Estado sob o nome de Vanuatu (julho de 1980). Sob o impulso dos

polos de poder e do desenvolvimento ocorrido em seus arredores, o

Pacífico, que era um “espaço vazio” submetido à influência

americana, surge como um gigantesco tabuleiro de xadrez onde se

desenrola uma partida com quatro participantes: Estados Unidos,

União Soviética, China e Japão.

Ante a presença americana no Alasca e nas Filipinas, graças

em particular à concessão das bases de Subic Bay e Clark (até

setembro de 1992), passando pelos postos avançados do Havaí e da

Coreia, a União Soviética multiplica suas bases navais em

Kamchatka, Sacalina, Vladivostok, e em Cam Ranh e Da Nang (na

costa do Vietnã).

O Pacífico, no momento em que deixa de ser um “lago

americano”, suscita um novo interesse dos Estados Unidos por essa

região, para a qual se desloca o centro de gravidade do país e onde o

comércio transpacífico ultrapassa em importância as trocas

transatlânticas. Além disso, a retomada das relações diplomáticas

com a China e o programa de modernização e abertura econômica

anunciado por Deng Xiaoping revigoram a fascinação americana pela

Ásia-Pacífico, apesar da concorrência cada vez mais forte do Japão e

dos “Quatro Dragões”.

O Pacífico Sul era, por tradição, uma zona tranquila de

microestados protegidos pela Austrália, que agia como “gendarme

regional” no âmbito do pacto de Anzus (Austrália, Nova Zelândia e

Estados Unidos), assinado em 1951. Posteriormente as tensões

políticas se multiplicaram, acarretando golpes de Estado - como em

Fiji -, rebeliões, crises constitucionais, e causam a impressão de que

os equilíbrios herdados da época colonial estão se rompendo. As

veleidades isolacionistas dos neozelandeses, que proíbem as escalas

de navios nucleares, colocam em questão o Anzus e confirmam mais

ainda a Austrália no papel de potência militar regional. As terras do

Pacífico já não estão ao abrigo das convulsões internacionais.

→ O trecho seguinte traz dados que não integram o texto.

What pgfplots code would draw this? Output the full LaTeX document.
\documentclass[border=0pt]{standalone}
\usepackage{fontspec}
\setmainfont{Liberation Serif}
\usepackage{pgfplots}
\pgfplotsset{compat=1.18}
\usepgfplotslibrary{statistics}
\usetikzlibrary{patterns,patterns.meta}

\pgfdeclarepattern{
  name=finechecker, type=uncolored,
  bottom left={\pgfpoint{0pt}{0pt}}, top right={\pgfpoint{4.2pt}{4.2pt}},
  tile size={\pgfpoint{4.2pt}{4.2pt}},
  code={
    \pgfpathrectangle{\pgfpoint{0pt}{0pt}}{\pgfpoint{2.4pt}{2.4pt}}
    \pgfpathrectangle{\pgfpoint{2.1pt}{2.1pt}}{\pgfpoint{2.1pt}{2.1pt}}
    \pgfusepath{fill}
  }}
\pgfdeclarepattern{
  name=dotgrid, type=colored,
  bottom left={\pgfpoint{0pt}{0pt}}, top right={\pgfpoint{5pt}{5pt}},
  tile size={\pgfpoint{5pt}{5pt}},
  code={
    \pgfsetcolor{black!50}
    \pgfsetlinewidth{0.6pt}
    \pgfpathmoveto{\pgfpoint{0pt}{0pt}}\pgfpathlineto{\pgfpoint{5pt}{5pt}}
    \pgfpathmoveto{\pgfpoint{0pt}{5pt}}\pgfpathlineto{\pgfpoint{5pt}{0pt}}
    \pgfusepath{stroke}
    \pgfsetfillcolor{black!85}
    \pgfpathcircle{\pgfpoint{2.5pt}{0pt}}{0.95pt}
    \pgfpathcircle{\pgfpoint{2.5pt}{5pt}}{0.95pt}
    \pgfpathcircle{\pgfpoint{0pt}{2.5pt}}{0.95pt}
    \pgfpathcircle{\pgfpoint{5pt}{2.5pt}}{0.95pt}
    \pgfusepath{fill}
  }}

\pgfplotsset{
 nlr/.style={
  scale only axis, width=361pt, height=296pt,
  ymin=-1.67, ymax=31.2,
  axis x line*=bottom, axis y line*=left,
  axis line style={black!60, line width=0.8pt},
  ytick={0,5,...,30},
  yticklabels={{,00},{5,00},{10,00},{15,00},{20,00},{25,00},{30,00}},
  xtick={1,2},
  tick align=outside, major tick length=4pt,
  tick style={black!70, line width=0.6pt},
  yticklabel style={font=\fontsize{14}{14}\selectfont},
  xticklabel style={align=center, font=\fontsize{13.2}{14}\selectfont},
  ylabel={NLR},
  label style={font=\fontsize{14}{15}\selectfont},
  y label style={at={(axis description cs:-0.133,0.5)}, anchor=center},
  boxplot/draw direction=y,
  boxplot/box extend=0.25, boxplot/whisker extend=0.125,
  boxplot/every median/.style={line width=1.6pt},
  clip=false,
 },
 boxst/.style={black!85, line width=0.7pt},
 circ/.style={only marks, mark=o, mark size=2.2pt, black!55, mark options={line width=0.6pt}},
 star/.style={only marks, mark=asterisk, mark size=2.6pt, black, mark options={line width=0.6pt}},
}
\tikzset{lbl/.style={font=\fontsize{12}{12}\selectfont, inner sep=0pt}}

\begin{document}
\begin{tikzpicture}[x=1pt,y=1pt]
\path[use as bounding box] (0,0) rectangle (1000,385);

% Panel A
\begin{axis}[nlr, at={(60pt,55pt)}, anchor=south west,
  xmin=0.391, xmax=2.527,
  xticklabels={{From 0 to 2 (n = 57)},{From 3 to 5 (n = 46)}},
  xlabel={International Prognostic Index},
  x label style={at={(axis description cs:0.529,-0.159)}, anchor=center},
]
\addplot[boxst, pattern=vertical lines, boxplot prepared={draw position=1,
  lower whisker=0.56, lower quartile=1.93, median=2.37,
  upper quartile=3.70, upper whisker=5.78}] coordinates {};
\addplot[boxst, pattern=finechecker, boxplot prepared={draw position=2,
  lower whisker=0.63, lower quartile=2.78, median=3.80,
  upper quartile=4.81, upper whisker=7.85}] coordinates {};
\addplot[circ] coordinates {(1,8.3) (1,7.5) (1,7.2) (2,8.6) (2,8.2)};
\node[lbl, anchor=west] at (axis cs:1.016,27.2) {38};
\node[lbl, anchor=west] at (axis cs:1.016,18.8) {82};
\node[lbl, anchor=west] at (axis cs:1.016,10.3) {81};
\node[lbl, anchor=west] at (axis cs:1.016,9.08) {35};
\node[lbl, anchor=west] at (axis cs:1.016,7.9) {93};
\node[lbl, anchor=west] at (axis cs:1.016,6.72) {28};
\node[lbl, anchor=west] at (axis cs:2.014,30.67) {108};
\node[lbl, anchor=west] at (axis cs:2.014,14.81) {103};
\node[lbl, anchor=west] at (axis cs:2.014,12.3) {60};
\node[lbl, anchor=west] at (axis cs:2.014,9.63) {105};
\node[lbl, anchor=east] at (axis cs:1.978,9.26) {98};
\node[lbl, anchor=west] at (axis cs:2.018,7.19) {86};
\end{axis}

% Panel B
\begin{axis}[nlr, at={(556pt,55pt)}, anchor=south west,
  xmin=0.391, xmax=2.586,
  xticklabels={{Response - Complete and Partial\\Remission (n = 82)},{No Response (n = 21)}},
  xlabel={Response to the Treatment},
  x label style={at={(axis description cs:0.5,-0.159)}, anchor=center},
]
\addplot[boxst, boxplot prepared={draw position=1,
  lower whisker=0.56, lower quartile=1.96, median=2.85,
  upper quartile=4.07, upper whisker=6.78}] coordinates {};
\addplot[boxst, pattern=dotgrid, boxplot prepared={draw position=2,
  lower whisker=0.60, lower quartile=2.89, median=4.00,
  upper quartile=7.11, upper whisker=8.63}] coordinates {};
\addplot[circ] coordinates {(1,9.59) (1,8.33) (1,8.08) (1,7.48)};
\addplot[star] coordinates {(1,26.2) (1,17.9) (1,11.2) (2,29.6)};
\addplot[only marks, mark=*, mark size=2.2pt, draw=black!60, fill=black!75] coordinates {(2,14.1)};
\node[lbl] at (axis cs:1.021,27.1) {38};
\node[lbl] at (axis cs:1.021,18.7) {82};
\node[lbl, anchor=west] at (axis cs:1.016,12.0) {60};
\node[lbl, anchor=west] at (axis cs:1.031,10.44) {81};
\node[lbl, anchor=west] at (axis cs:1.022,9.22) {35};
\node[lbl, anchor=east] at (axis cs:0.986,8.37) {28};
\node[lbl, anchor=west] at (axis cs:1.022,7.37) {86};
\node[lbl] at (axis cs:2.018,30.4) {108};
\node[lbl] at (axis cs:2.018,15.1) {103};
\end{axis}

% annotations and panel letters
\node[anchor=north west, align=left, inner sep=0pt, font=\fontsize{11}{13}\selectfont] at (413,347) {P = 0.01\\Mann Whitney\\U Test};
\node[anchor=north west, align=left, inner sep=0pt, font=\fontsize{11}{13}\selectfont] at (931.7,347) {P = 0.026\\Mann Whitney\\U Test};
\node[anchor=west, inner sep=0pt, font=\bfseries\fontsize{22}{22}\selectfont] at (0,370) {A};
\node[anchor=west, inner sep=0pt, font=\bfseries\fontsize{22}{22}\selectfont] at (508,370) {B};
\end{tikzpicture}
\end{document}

A Nova Caledônia é um dos palcos desses enfrentamentos. O

destino desse território francês ultramarino, rico em níquel e com

uma população de 150 mil habitantes - melanésios e europeus

interessa aos países ribeirinhos do Pacífico. A soberania da França

sobre a “grande ilha” é fortemente contestada pelo Frente de

Libertação Nacional Canaca e Socialista (FLNKS) e o estado de

exceção é instaurado. Nas eleições regionais de setembro de 1985,

vencem os anti-independentistas, mas a violência continua. A adoção

por referendo, em 6 de novembro de 1988, do estatuto da Nova

Caledônia e o retorno à tranquilidade acalmaram o conflito. Para a

França, a questão é a presença em uma região-chave no plano

econômico e, sobretudo, no plano estratégico. A França insiste no

direito à livre disposição do Centro de Experimentação do Pacífico,

situado em Mururoa, a 1.200 km do Taiti, cuja perda seria grave para a

força de dissuasão, e na possibilidade de realizar testes nucleares,

contestada pelos Estados da região e pela organização pacifista e

ecológica Greenpeace (caso Rainbow-Warrior, 10 de julho de 1985).

O peso econômico da região Asia-Pacífico e sua importância

estratégica tornam-na doravante uma região essencial.